### Task description
Repeat each line of the material below exactly as it appears, minus any pictures.

### Material
━━━━━━
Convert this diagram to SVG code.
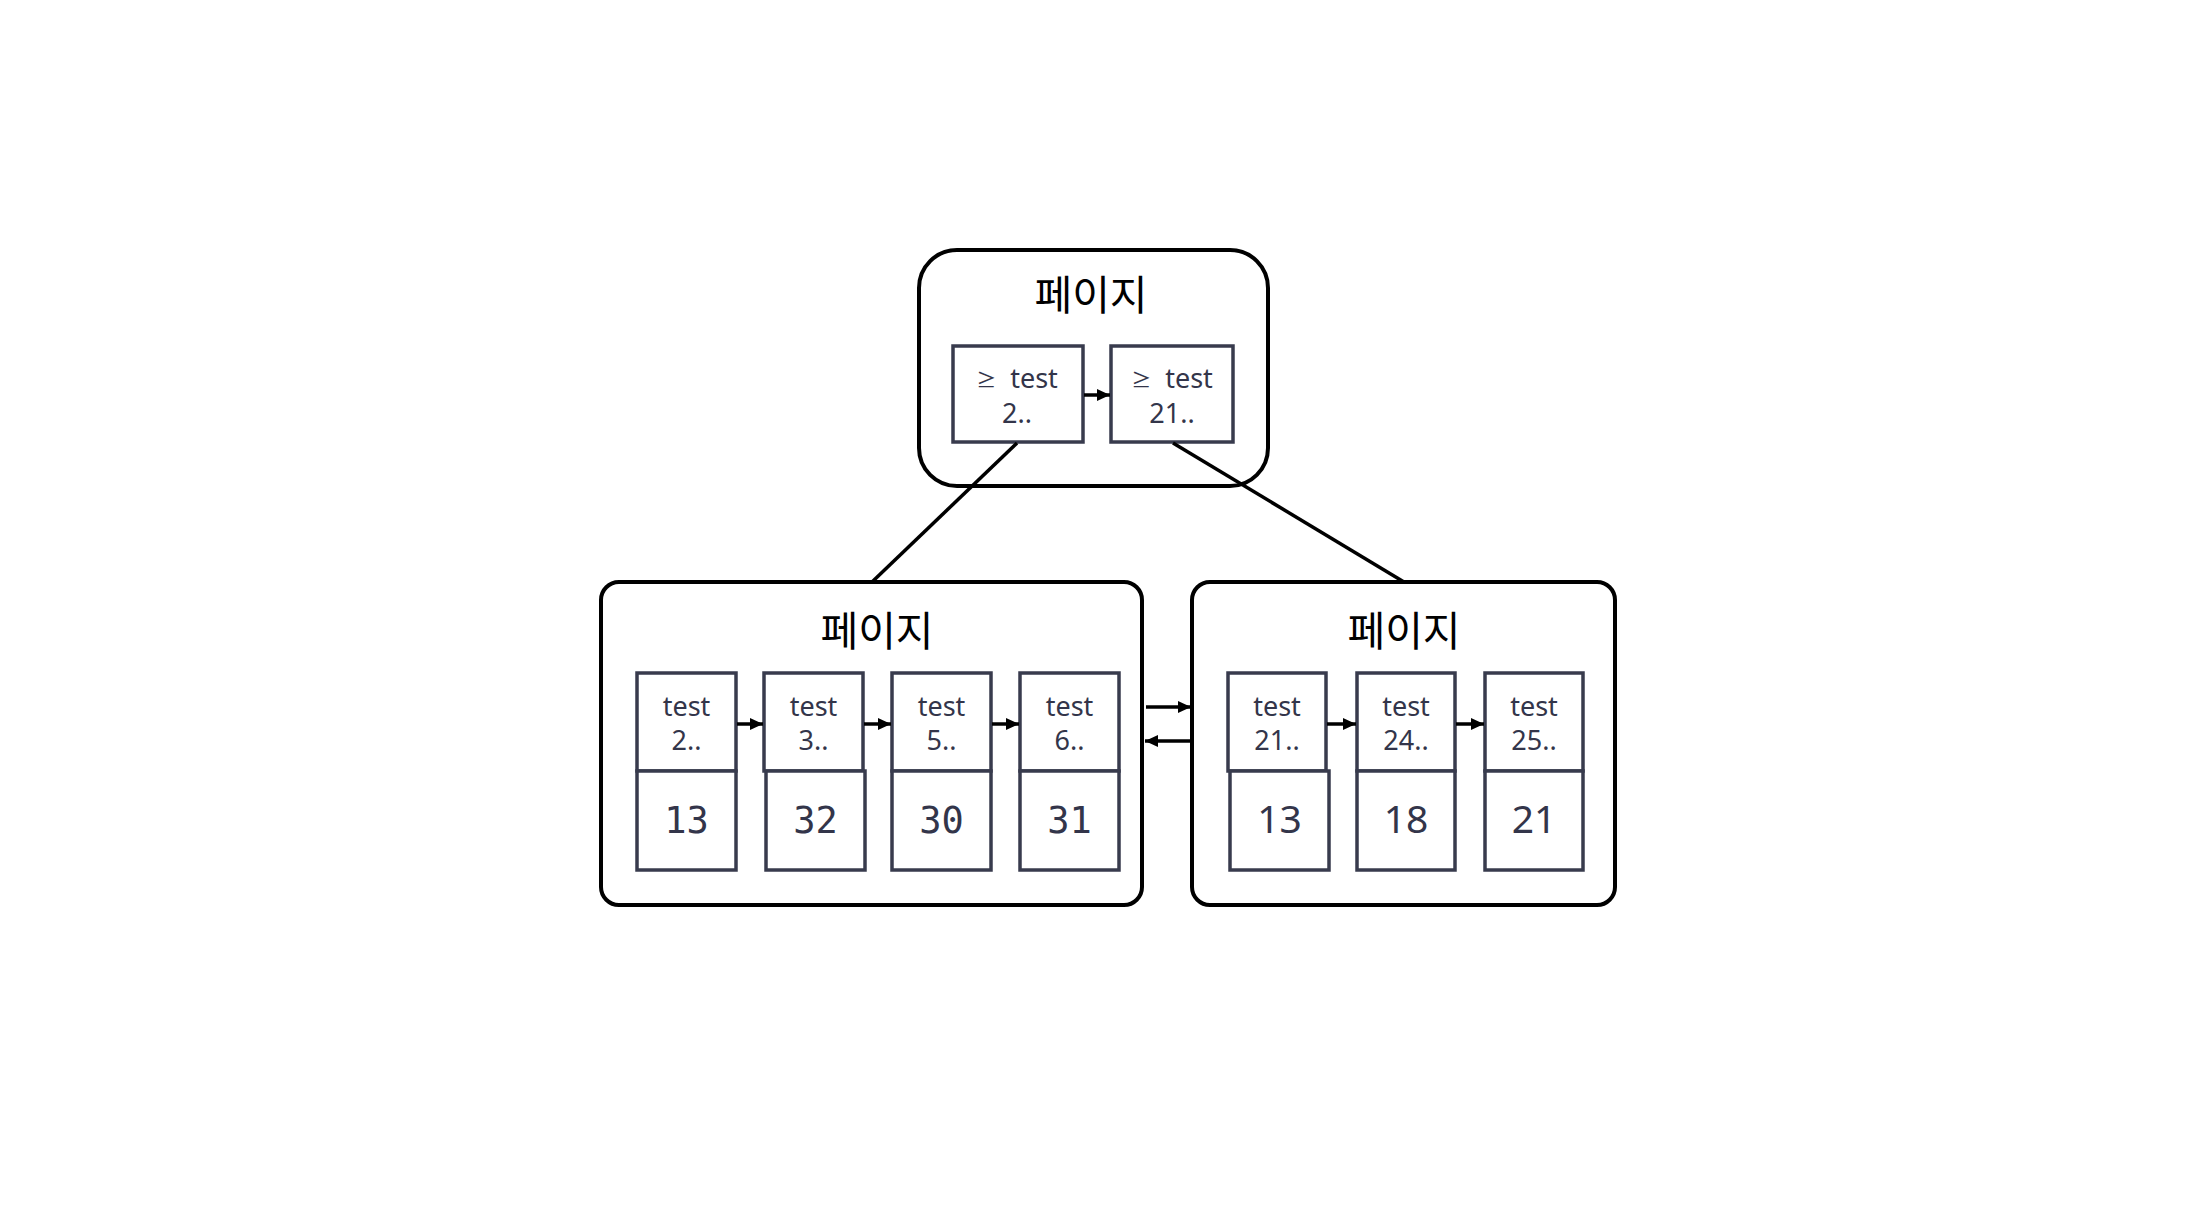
<svg xmlns="http://www.w3.org/2000/svg" width="2190" height="1230" viewBox="0 0 2190 1230">
<defs>
<style>
.page{fill:#ffffff;stroke:#000000;stroke-width:4}
.cell{fill:#ffffff;stroke:#383b4d;stroke-width:3.5}
.title{font-family:"Noto Sans CJK KR","Noto Sans",sans-serif;font-size:41px;font-weight:400;fill:#000000;text-anchor:middle}
.lbl{font-family:"Noto Sans","Noto Sans CJK KR",sans-serif;font-size:27px;fill:#33354a;text-anchor:middle}
.ge{font-family:"Noto Sans CJK KR",sans-serif;font-size:20px}
.num{font-family:"Noto Sans",sans-serif;font-size:39px;fill:#33354a;text-anchor:middle}
.mono{font-family:"DejaVu Sans Mono","Liberation Mono",monospace;font-size:37px;fill:#33354a;text-anchor:middle}
.link{stroke:#000000;stroke-width:3.5;fill:none}
.arr{stroke:#000000;stroke-width:3.5;fill:none;marker-end:url(#ah)}
</style>
<marker id="ah" markerUnits="userSpaceOnUse" markerWidth="13" markerHeight="12" refX="13" refY="6" orient="auto">
<path d="M0,0 L13,6 L0,12 z" fill="#000000"/>
</marker>
</defs>
<rect width="2190" height="1230" fill="#ffffff"/>

<g id="page-root">
<rect class="page" x="919" y="250" width="349" height="236" rx="38"/>
<text class="title" x="1091" y="310">페이지</text>
<g id="root-key-1">
<rect class="cell" x="953" y="346" width="130" height="96"/>
<text class="lbl" x="1017" y="388"><tspan class="ge">≥</tspan>&#160; test</text>
<text class="lbl" x="1017" y="423">2..</text>
</g>
<g id="root-key-2">
<rect class="cell" x="1111" y="346" width="122" height="96"/>
<text class="lbl" x="1172" y="388"><tspan class="ge">≥</tspan>&#160; test</text>
<text class="lbl" x="1172" y="423">21..</text>
</g>
</g>

<g id="page-left">
<rect class="page" x="601" y="582" width="541" height="323" rx="18"/>
<text class="title" x="877" y="646">페이지</text>
<g id="left-rec-1">
<rect class="cell" x="637" y="673" width="99" height="98"/>
<rect class="cell" x="637" y="771" width="99" height="99"/>
<text class="lbl" x="686.5" y="716">test</text>
<text class="lbl" x="686.5" y="750">2..</text>
<text class="mono" x="686.5" y="833">13</text>
</g>
<g id="left-rec-2">
<rect class="cell" x="764" y="673" width="99" height="98"/>
<rect class="cell" x="766" y="771" width="99" height="99"/>
<text class="lbl" x="813.5" y="716">test</text>
<text class="lbl" x="813.5" y="750">3..</text>
<text class="mono" x="815.5" y="833">32</text>
</g>
<g id="left-rec-3">
<rect class="cell" x="892" y="673" width="99" height="98"/>
<rect class="cell" x="892" y="771" width="99" height="99"/>
<text class="lbl" x="941.5" y="716">test</text>
<text class="lbl" x="941.5" y="750">5..</text>
<text class="mono" x="941.5" y="833">30</text>
</g>
<g id="left-rec-4">
<rect class="cell" x="1020" y="673" width="99" height="98"/>
<rect class="cell" x="1020" y="771" width="99" height="99"/>
<text class="lbl" x="1069.5" y="716">test</text>
<text class="lbl" x="1069.5" y="750">6..</text>
<text class="mono" x="1069.5" y="833">31</text>
</g>
</g>

<g id="page-right">
<rect class="page" x="1192" y="582" width="423" height="323" rx="18"/>
<text class="title" x="1404" y="646">페이지</text>
<g id="right-rec-1">
<rect class="cell" x="1228" y="673" width="98" height="98"/>
<rect class="cell" x="1230" y="771" width="99" height="99"/>
<text class="lbl" x="1277" y="716">test</text>
<text class="lbl" x="1277" y="750">21..</text>
<text class="num" x="1279.5" y="833">13</text>
</g>
<g id="right-rec-2">
<rect class="cell" x="1357" y="673" width="98" height="98"/>
<rect class="cell" x="1357" y="771" width="98" height="99"/>
<text class="lbl" x="1406" y="716">test</text>
<text class="lbl" x="1406" y="750">24..</text>
<text class="num" x="1406" y="833">18</text>
</g>
<g id="right-rec-3">
<rect class="cell" x="1485" y="673" width="98" height="98"/>
<rect class="cell" x="1485" y="771" width="98" height="99"/>
<text class="lbl" x="1534" y="716">test</text>
<text class="lbl" x="1534" y="750">25..</text>
<text class="num" x="1534" y="833">21</text>
</g>
</g>

<g id="connectors">
<line class="link" x1="1017" y1="443" x2="872" y2="582"/>
<line class="link" x1="1173" y1="443" x2="1404" y2="582"/>
<line class="arr" x1="1084" y1="395" x2="1110" y2="395"/>
<line class="arr" x1="737" y1="724" x2="763" y2="724"/>
<line class="arr" x1="864" y1="724" x2="891" y2="724"/>
<line class="arr" x1="992" y1="724" x2="1019" y2="724"/>
<line class="arr" x1="1327" y1="724" x2="1356" y2="724"/>
<line class="arr" x1="1456" y1="724" x2="1484" y2="724"/>
<line class="arr" x1="1146" y1="707" x2="1191" y2="707"/>
<line class="arr" x1="1192" y1="741" x2="1145" y2="741"/>
</g>
</svg>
━━━━━━
### Final result
Convert this diagram to SVG code.
<svg xmlns="http://www.w3.org/2000/svg" width="2190" height="1230" viewBox="0 0 2190 1230">
<defs>
<style>
.page{fill:#ffffff;stroke:#000000;stroke-width:4}
.cell{fill:#ffffff;stroke:#383b4d;stroke-width:3.5}
.title{font-family:"Noto Sans CJK KR","Noto Sans",sans-serif;font-size:41px;font-weight:400;fill:#000000;text-anchor:middle}
.lbl{font-family:"Noto Sans","Noto Sans CJK KR",sans-serif;font-size:27px;fill:#33354a;text-anchor:middle}
.ge{font-family:"Noto Sans CJK KR",sans-serif;font-size:20px}
.num{font-family:"Noto Sans",sans-serif;font-size:39px;fill:#33354a;text-anchor:middle}
.mono{font-family:"DejaVu Sans Mono","Liberation Mono",monospace;font-size:37px;fill:#33354a;text-anchor:middle}
.link{stroke:#000000;stroke-width:3.5;fill:none}
.arr{stroke:#000000;stroke-width:3.5;fill:none;marker-end:url(#ah)}
</style>
<marker id="ah" markerUnits="userSpaceOnUse" markerWidth="13" markerHeight="12" refX="13" refY="6" orient="auto">
<path d="M0,0 L13,6 L0,12 z" fill="#000000"/>
</marker>
</defs>
<rect width="2190" height="1230" fill="#ffffff"/>

<g id="page-root">
<rect class="page" x="919" y="250" width="349" height="236" rx="38"/>
<text class="title" x="1091" y="310">페이지</text>
<g id="root-key-1">
<rect class="cell" x="953" y="346" width="130" height="96"/>
<text class="lbl" x="1017" y="388"><tspan class="ge">≥</tspan>&#160; test</text>
<text class="lbl" x="1017" y="423">2..</text>
</g>
<g id="root-key-2">
<rect class="cell" x="1111" y="346" width="122" height="96"/>
<text class="lbl" x="1172" y="388"><tspan class="ge">≥</tspan>&#160; test</text>
<text class="lbl" x="1172" y="423">21..</text>
</g>
</g>

<g id="page-left">
<rect class="page" x="601" y="582" width="541" height="323" rx="18"/>
<text class="title" x="877" y="646">페이지</text>
<g id="left-rec-1">
<rect class="cell" x="637" y="673" width="99" height="98"/>
<rect class="cell" x="637" y="771" width="99" height="99"/>
<text class="lbl" x="686.5" y="716">test</text>
<text class="lbl" x="686.5" y="750">2..</text>
<text class="mono" x="686.5" y="833">13</text>
</g>
<g id="left-rec-2">
<rect class="cell" x="764" y="673" width="99" height="98"/>
<rect class="cell" x="766" y="771" width="99" height="99"/>
<text class="lbl" x="813.5" y="716">test</text>
<text class="lbl" x="813.5" y="750">3..</text>
<text class="mono" x="815.5" y="833">32</text>
</g>
<g id="left-rec-3">
<rect class="cell" x="892" y="673" width="99" height="98"/>
<rect class="cell" x="892" y="771" width="99" height="99"/>
<text class="lbl" x="941.5" y="716">test</text>
<text class="lbl" x="941.5" y="750">5..</text>
<text class="mono" x="941.5" y="833">30</text>
</g>
<g id="left-rec-4">
<rect class="cell" x="1020" y="673" width="99" height="98"/>
<rect class="cell" x="1020" y="771" width="99" height="99"/>
<text class="lbl" x="1069.5" y="716">test</text>
<text class="lbl" x="1069.5" y="750">6..</text>
<text class="mono" x="1069.5" y="833">31</text>
</g>
</g>

<g id="page-right">
<rect class="page" x="1192" y="582" width="423" height="323" rx="18"/>
<text class="title" x="1404" y="646">페이지</text>
<g id="right-rec-1">
<rect class="cell" x="1228" y="673" width="98" height="98"/>
<rect class="cell" x="1230" y="771" width="99" height="99"/>
<text class="lbl" x="1277" y="716">test</text>
<text class="lbl" x="1277" y="750">21..</text>
<text class="num" x="1279.5" y="833">13</text>
</g>
<g id="right-rec-2">
<rect class="cell" x="1357" y="673" width="98" height="98"/>
<rect class="cell" x="1357" y="771" width="98" height="99"/>
<text class="lbl" x="1406" y="716">test</text>
<text class="lbl" x="1406" y="750">24..</text>
<text class="num" x="1406" y="833">18</text>
</g>
<g id="right-rec-3">
<rect class="cell" x="1485" y="673" width="98" height="98"/>
<rect class="cell" x="1485" y="771" width="98" height="99"/>
<text class="lbl" x="1534" y="716">test</text>
<text class="lbl" x="1534" y="750">25..</text>
<text class="num" x="1534" y="833">21</text>
</g>
</g>

<g id="connectors">
<line class="link" x1="1017" y1="443" x2="872" y2="582"/>
<line class="link" x1="1173" y1="443" x2="1404" y2="582"/>
<line class="arr" x1="1084" y1="395" x2="1110" y2="395"/>
<line class="arr" x1="737" y1="724" x2="763" y2="724"/>
<line class="arr" x1="864" y1="724" x2="891" y2="724"/>
<line class="arr" x1="992" y1="724" x2="1019" y2="724"/>
<line class="arr" x1="1327" y1="724" x2="1356" y2="724"/>
<line class="arr" x1="1456" y1="724" x2="1484" y2="724"/>
<line class="arr" x1="1146" y1="707" x2="1191" y2="707"/>
<line class="arr" x1="1192" y1="741" x2="1145" y2="741"/>
</g>
</svg>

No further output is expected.